Catwoman ( member #1330) posted at 1:57 PM on Friday, December 27th, 2019
sometimes the path toward health necessitates choosing the lesser of the several evils available.
The lesser evil is still evil.
Cat
FBS: Married 20 years, 2 daughters 27 and 24. Divorced by the grace of GOD.
D-Days: 2/23/93; 10/11/97; 3/5/03
Ex & OW Broke up 12-10
"An erection does not count as personal growth."
straha20 ( new member #72208) posted at 3:00 PM on Friday, December 27th, 2019
They can "agree" to being used, but that doesn't make them any more manipulated and used in a situation that was 100% not of their own making.

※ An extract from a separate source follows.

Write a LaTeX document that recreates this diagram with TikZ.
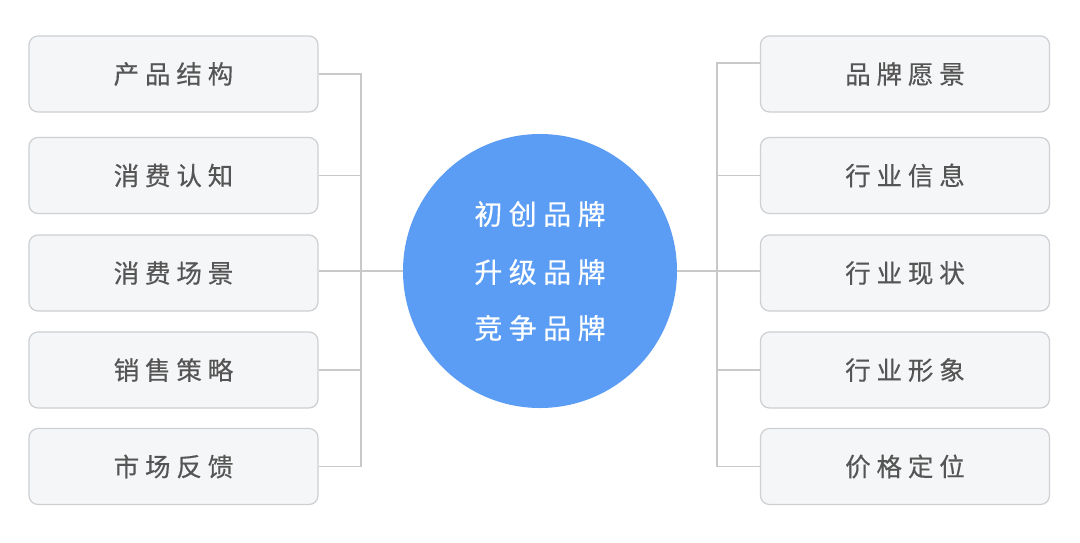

Frankly, just like affairs, I really doubt someone is going to use this sort of script: You see, my spouse cheated on me and I want to make them pay by sleeping with someone else. You seem game. I don't know what is going to become of this, but I want to do it because of what someone else did to hurt me. So really, you could be anyone as long as you're willing to participate in hurting my spouse with me.
Cat
Well...
When it became known that my now ex wife had cheated on me, I was actually propositioned by multiple women with pretty much that exact script.
36yearsgone (original poster member #60774) posted at 3:36 PM on Friday, December 27th, 2019
Sometimes the heart and soul of a BS is so crushed under the sheer magnitude of the WS's betrayal that the physical and sexual embrace of somebody who at least does not treat nor view you with contempt is what the BS needs to stabilize emotionally.
Set aside the RA for a moment. A WS contemplating an affair can use the exact same logic you postulated. If the logic is acceptable for a Revenge Affair it is also acceptable for the original affair.
But, in both cases it is not acceptable. Following D-day the BS goes through a myriad of emotions. Such an emotional state can lead one to a variety of bad decisions. A Revenge Affair is just another bad decision.
If you are absent during my struggles, don't expect to be present in my success.